Nicht viel los ganz unten in Favoriten…

Der dritte Akt war ein abschließendes Trauerspiel, von einem Happy End würde ich eher nicht reden. Den Weg kannte ich ja bereits – lediglich bei der Gadnergassenbrücke habe ich (im Gegensatz zu meiner Streckenwahl bei der Simmering-Runde) die Schleifen, über die man mit dem Auto die Brücke befahren kann, abgekürzt und bin die steile Böschung rauf- bzw. am anderen Ende der Brücke wieder runtergeklettert und konnte dadurch die Strecke ein wenig abkürzen. Dann ging es so direkt wie möglich entlang der Ostbahnstrecke zurück zum Hauptbahnhof. Mittlerweile war ein 6er-Schnitt in weite Ferne gerückt, ich musste vielmehr kämpfen, um unter 7 min/km zu bleiben, ohne dass mein Puls dabei in unvernünftige Höhen schießt. Eine knappe Stunde habe ich für die letzten 8,6 Kilometer gebraucht, bei einer Herzfrequenz von nicht weniger als 154 bpm.

Links oben: südliches Ende von Favoriten an der Grenze zu Simmering; rechts oben: es geht dahin; links unten: wilde Brombeersträucher, wie ich sie liebe – die Dornen sieht man hier nicht; rechts unten: das Ziel (der Hauptbahnhof) bereits vor Augen.

Insgesamt brauchte ich für die knapp 33 Kilometer lange Runde 3 Stunden und 25 Minuten (und 8 Sekunden, wenn man ganz genau nehmen möchte).

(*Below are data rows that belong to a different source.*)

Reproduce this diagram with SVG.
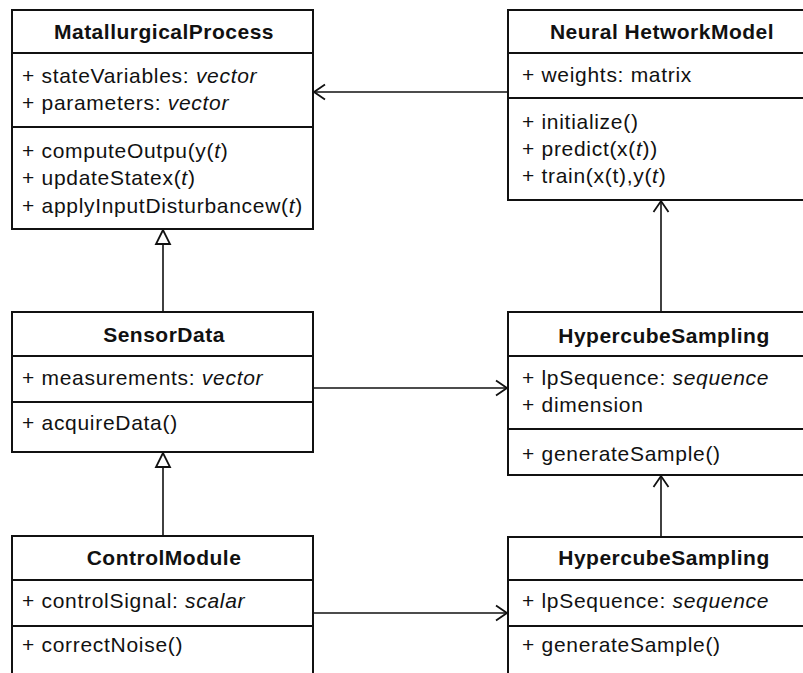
<svg xmlns="http://www.w3.org/2000/svg" width="803" height="673" viewBox="0 0 803 673">
  <style>
    .box { fill: #ffffff; stroke: #111111; stroke-width: 2; }
    .div { stroke: #111111; stroke-width: 2; }
    .title { font-family: "Liberation Sans", Arial, sans-serif; font-size: 21px; font-weight: bold; fill: #111111; text-anchor: middle; letter-spacing: 0.5px; }
    .txt { font-family: "Liberation Sans", Arial, sans-serif; font-size: 21px; fill: #111111; letter-spacing: 0.7px; }
    .it { font-style: italic; }
    .conn { stroke: #111111; stroke-width: 1.6; fill: none; }
  </style>
  <defs>
    <marker id="open" viewBox="-13 -9 15 18" refX="0" refY="0" markerWidth="15" markerHeight="18" markerUnits="userSpaceOnUse" orient="auto">
      <path d="M-11,-7.5 L0,0 L-11,7.5" fill="none" stroke="#111111" stroke-width="1.8"/>
    </marker>
    <marker id="tri" viewBox="-16 -9 18 18" refX="0" refY="0" markerWidth="18" markerHeight="18" markerUnits="userSpaceOnUse" orient="auto">
      <path d="M0,0 L-14,-7 L-14,7 Z" fill="#ffffff" stroke="#111111" stroke-width="1.8" stroke-linejoin="miter"/>
    </marker>
  </defs>
  <rect width="803" height="673" fill="#ffffff"/>

  <!-- connectors -->
  <g id="connectors">
    <line class="conn" x1="508" y1="92" x2="314" y2="92" marker-end="url(#open)"/>
    <line class="conn" x1="313" y1="388" x2="507" y2="388" marker-end="url(#open)"/>
    <line class="conn" x1="313" y1="613" x2="507" y2="613" marker-end="url(#open)"/>
    <line class="conn" x1="661" y1="312" x2="661" y2="201" marker-end="url(#open)"/>
    <line class="conn" x1="661" y1="537" x2="661" y2="476" marker-end="url(#open)"/>
    <line class="conn" x1="163" y1="312" x2="163" y2="230" marker-end="url(#tri)"/>
    <line class="conn" x1="163" y1="536" x2="163" y2="453" marker-end="url(#tri)"/>
  </g>

  <!-- MatallurgicalProcess -->
  <g id="matallurgical-process">
    <rect class="box" x="12" y="10" width="301" height="219"/>
    <line class="div" x1="12" y1="53" x2="313" y2="53"/>
    <line class="div" x1="12" y1="127" x2="313" y2="127"/>
    <text class="title" x="164" y="39">MatallurgicalProcess</text>
    <text class="txt" x="22" y="83">+ stateVariables: <tspan class="it">vector</tspan></text>
    <text class="txt" x="22" y="110">+ parameters: <tspan class="it">vector</tspan></text>
    <text class="txt" x="22" y="158">+ computeOutpu(y(<tspan class="it">t</tspan>)</text>
    <text class="txt" x="22" y="185">+ updateStatex(<tspan class="it">t</tspan>)</text>
    <text class="txt" x="22" y="213">+ applyInputDisturbancew(<tspan class="it">t</tspan>)</text>
  </g>

  <!-- Neural HetworkModel -->
  <g id="neural-network-model">
    <rect class="box" x="508" y="10" width="310" height="190"/>
    <line class="div" x1="508" y1="53" x2="818" y2="53"/>
    <line class="div" x1="508" y1="98" x2="818" y2="98"/>
    <text class="title" x="662" y="39">Neural HetworkModel</text>
    <text class="txt" x="522" y="82">+ weights: matrix</text>
    <text class="txt" x="522" y="129">+ initialize()</text>
    <text class="txt" x="522" y="156">+ predict(x(<tspan class="it">t</tspan>))</text>
    <text class="txt" x="522" y="183">+ train(x(t),y(<tspan class="it">t</tspan>)</text>
  </g>

  <!-- SensorData -->
  <g id="sensor-data">
    <rect class="box" x="12" y="312" width="301" height="140"/>
    <line class="div" x1="12" y1="356" x2="313" y2="356"/>
    <line class="div" x1="12" y1="402" x2="313" y2="402"/>
    <text class="title" x="164" y="342">SensorData</text>
    <text class="txt" x="22" y="385">+ measurements: <tspan class="it">vector</tspan></text>
    <text class="txt" x="22" y="430">+ acquireData()</text>
  </g>

  <!-- HypercubeSampling (upper) -->
  <g id="hypercube-sampling-1">
    <rect class="box" x="508" y="312" width="310" height="163"/>
    <line class="div" x1="508" y1="356" x2="818" y2="356"/>
    <line class="div" x1="508" y1="429" x2="818" y2="429"/>
    <text class="title" x="664" y="343">HypercubeSampling</text>
    <text class="txt" x="522" y="385">+ lpSequence: <tspan class="it">sequence</tspan></text>
    <text class="txt" x="522" y="412">+ dimension</text>
    <text class="txt" x="522" y="461">+ generateSample()</text>
  </g>

  <!-- ControlModule -->
  <g id="control-module">
    <rect class="box" x="12" y="536" width="301" height="150"/>
    <line class="div" x1="12" y1="580" x2="313" y2="580"/>
    <line class="div" x1="12" y1="626" x2="313" y2="626"/>
    <text class="title" x="164" y="565">ControlModule</text>
    <text class="txt" x="22" y="608">+ controlSignal: <tspan class="it">scalar</tspan></text>
    <text class="txt" x="22" y="652">+ correctNoise()</text>
  </g>

  <!-- HypercubeSampling (lower) -->
  <g id="hypercube-sampling-2">
    <rect class="box" x="508" y="537" width="310" height="150"/>
    <line class="div" x1="508" y1="580" x2="818" y2="580"/>
    <line class="div" x1="508" y1="626" x2="818" y2="626"/>
    <text class="title" x="664" y="565">HypercubeSampling</text>
    <text class="txt" x="522" y="608">+ lpSequence: <tspan class="it">sequence</tspan></text>
    <text class="txt" x="522" y="652">+ generateSample()</text>
  </g>
</svg>
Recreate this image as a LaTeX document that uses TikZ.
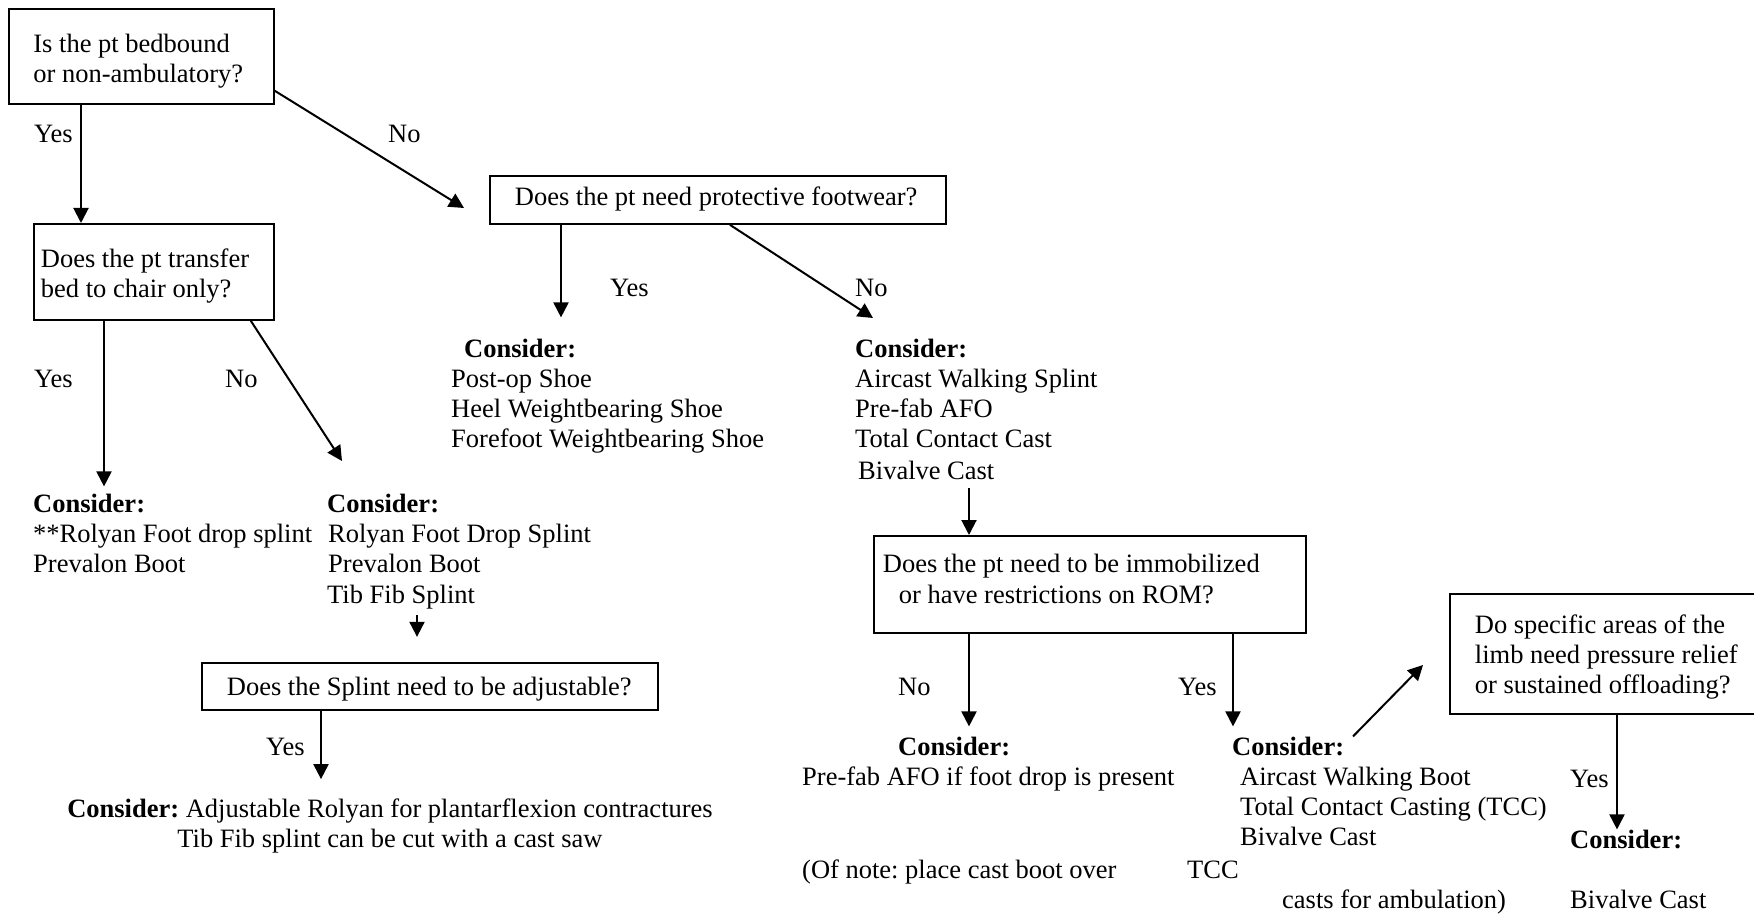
\documentclass[tikz,border=0pt]{standalone}
\usepackage{fontspec}
\setmainfont{Liberation Serif}
\usetikzlibrary{arrows.meta,calc}
\begin{document}
\begin{tikzpicture}[x=1pt,y=-1pt,
  every node/.style={font=\fontsize{26.5}{30}\selectfont\frenchspacing},
  qbox/.style={draw, line width=1.8pt, inner sep=0pt, anchor=north west, align=flush left},
  txt/.style={inner sep=0pt, anchor=base west, align=flush left},
  arr/.style={line width=2pt, -{Triangle[length=15pt,width=15pt]}}]
\useasboundingbox (0,0) rectangle (1754,917);

% question boxes
\node[qbox, text width=265pt] (q1) at (8,8)
  {\hspace*{24.5pt}\rule{0pt}{44pt}Is the pt bedbound\\\hspace*{24.5pt}or non-ambulatory?\rule[-21pt]{0pt}{21pt}};
\node[qbox, text width=240pt] (q2) at (33,223)
  {\hspace*{7pt}\rule{0pt}{44pt}Does the pt transfer\\\hspace*{7pt}bed to chair only?\rule[-22pt]{0pt}{22pt}};
\node[qbox, text width=456pt] (q3) at (489,175)
  {\hspace*{25pt}\rule{0pt}{30pt}Does the pt need protective footwear?\rule[-18pt]{0pt}{18pt}};
\node[qbox, text width=456pt] (q4) at (201,662)
  {\hspace*{25pt}\rule{0pt}{33pt}Does the Splint need to be adjustable?\rule[-14pt]{0pt}{14pt}};
\node[qbox, text width=432pt] (q5) at (873,535)
  {\hspace*{9pt}\rule{0pt}{37pt}Does the pt need to be immobilized\\[1pt]\hspace*{25pt}or have restrictions on ROM?\rule[-29pt]{0pt}{29pt}};
\node[qbox, text width=312pt] (q6) at (1449,593)
  {\hspace*{25pt}\rule{0pt}{40pt}Do specific areas of the\\\hspace*{25pt}limb need pressure relief\\\hspace*{25pt}or sustained offloading?\rule[-20pt]{0pt}{20pt}};

% labels
\node[txt] (y1) at (34,143) {Yes};
\node[txt] (n1) at (388,143) {No};
\node[txt] (y2) at (34,388) {Yes};
\node[txt] (n2) at (225,388) {No};
\node[txt] (y3) at (610,297) {Yes};
\node[txt] (n3) at (855,297) {No};
\node[txt] (y4) at (266,755) {Yes};
\node[txt] (n5) at (898,695) {No};
\node[txt] (y5) at (1178,695) {Yes};
\node[txt] (y6) at (1570,787) {Yes};

% recommendation texts
\node[txt, text width=290pt] (c1) at (33,512)
  {\textbf{Consider:}\\\relax**Rolyan Foot drop splint\\Prevalon Boot};
\node[txt, text width=280pt] (c2) at (327,512)
  {\textbf{Consider:}\\\hspace*{1pt}Rolyan Foot Drop Splint\\\hspace*{1pt}Prevalon Boot\\[1pt]Tib Fib Splint};
\node[txt, text width=330pt] (c3) at (451,358)
  {\hspace*{13pt}\textbf{Consider:}\\Post-op Shoe\\Heel Weightbearing Shoe\\Forefoot Weightbearing Shoe};
\node[txt, text width=270pt] (c4) at (855,358)
  {\textbf{Consider:}\\Aircast Walking Splint\\Pre-fab AFO\\Total Contact Cast\\[2pt]\hspace*{3pt}Bivalve Cast};
\node[txt, text width=680pt, align=flush center, anchor=base] (c5) at (390,817)
  {\textbf{Consider:} Adjustable Rolyan for plantarflexion contractures\\Tib Fib splint can be cut with a cast saw};
\node[txt, text width=400pt] (c6) at (802,755)
  {\hspace*{96pt}\textbf{Consider:}\\Pre-fab AFO if foot drop is present};
\node[txt] (c6a) at (802,878) {(Of note: place cast boot over};
\node[txt] (c6b) at (1187,878) {TCC};
\node[txt] (c6c) at (1282,908) {casts for ambulation)};
\node[txt, text width=330pt] (c7) at (1232,755)
  {\textbf{Consider:}\\\hspace*{8pt}Aircast Walking Boot\\\hspace*{8pt}Total Contact Casting (TCC)\\\hspace*{8pt}Bivalve Cast};
\node[txt, text width=170pt] (c8) at (1570,848)
  {\textbf{Consider:}\\[30pt]Bivalve Cast};

% arrow coordinates
\coordinate (xa) at (81,0);
\coordinate (xb) at (104,0);
\coordinate (xc) at (561,0);
\coordinate (xd) at (417,0);
\coordinate (xe) at (321,0);
\coordinate (xf) at (969,0);
\coordinate (xg) at (1233,0);
\coordinate (xh) at (1617,0);
\coordinate (tNo1) at (464,208);
\coordinate (tNo2) at (342,461);
\coordinate (tNo3) at (873,318);
\coordinate (tDiag) at (1423,665);

% connectors
\draw[arr] (q1.south -| xa) -- (q2.north -| xa);
\draw[arr] ($(q1.south east)+(0,-14)$) -- (tNo1);
\draw[arr] (q2.south -| xb) -- ($(c1.north -| xb)+(0,-7)$);
\draw[arr] ($(q2.south east)+(-24,0)$) -- (tNo2);
\draw[arr] (q3.south -| xc) -- ($(c3.north -| xc)+(0,-22)$);
\draw[arr] ($(q3.south)+(12,0)$) -- (tNo3);
\draw[arr, shorten <=6pt] (c2.south -| xd) -- ($(c2.south -| xd)+(0,28)$);
\draw[arr] (q4.south -| xe) -- ($(c5.north -| xe)+(0,-19)$);
\draw[arr, shorten <=8pt] (c4.south -| xf) -- (q5.north -| xf);
\draw[arr] (q5.south -| xf) -- ($(c6.north -| xf)+(0,-10)$);
\draw[arr] (q5.south -| xg) -- ($(c7.north -| xg)+(0,-10)$);
\draw[arr] ($(c7.north west)+(121,0)$) -- (tDiag);
\draw[arr] (q6.south -| xh) -- (c8.north -| xh);
\end{tikzpicture}
\end{document}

Macht also einen Schnitt von 6:13 min/km, bei einer durchschnittlichen Herzfrequenz von 148 Schlägen pro Minute. Eigentlich eh gar nicht so schlecht, die Runde war ohnehin als ein gemütlicher Dauerlauf angelegt. Exakt eine Woche vorher bin ich aber bei ähnlichen Bedingungen bei der selben durchschnittlichen Herzfrequenz um fast eine halbe Minute schneller pro Kilometer gelaufen. Das ist viel. Insofern gehe ich eigentlich fix davon aus, dass irgendwas im Busch bzw. ich nicht ganz fit war – anders kann ich mir kaum erklären, dass ich mich derartig anstrengen musste. Ich war jedenfalls ziemlich fertig und froh, die Runde geschafft zu haben. Vernünftiger wäre es aber sicher gewesen, mich auf mein Bauchgefühl zu verlassen und den Lauf zu verschieben.

Die exakte Grenze von Favoriten (in rot) und mein GPS-Track (in blau).

Jedenfalls bin ich nicht unglücklich darüber, dass ich die diversen Gleisanlagen, Bahnhöfe, Häfen, Industriegebiete und Autobahnen an der südlichen Grenze Wiens nun fast erledigt habe – einmal, während der Liesing-Umrundung, muss ich mich für wenige Kilometer noch damit auseinandersetzen. Ansonsten war die Runde wie erwartet, landschaftlich nicht furchtbar, aber auch nicht wirklich schön. Auf jeden Fall war es über weite Strecken ziemlich monoton und fad. Das wird auf den nun folgenden Runden, also zunächst mal jene um Hernals und Hietzing, sicherlich wieder besser werden, wofür ich allerdings einen ordentlichen Preis in Form von vielen Höhenmetern zahlen muss. Ich freue mich trotzdem darauf!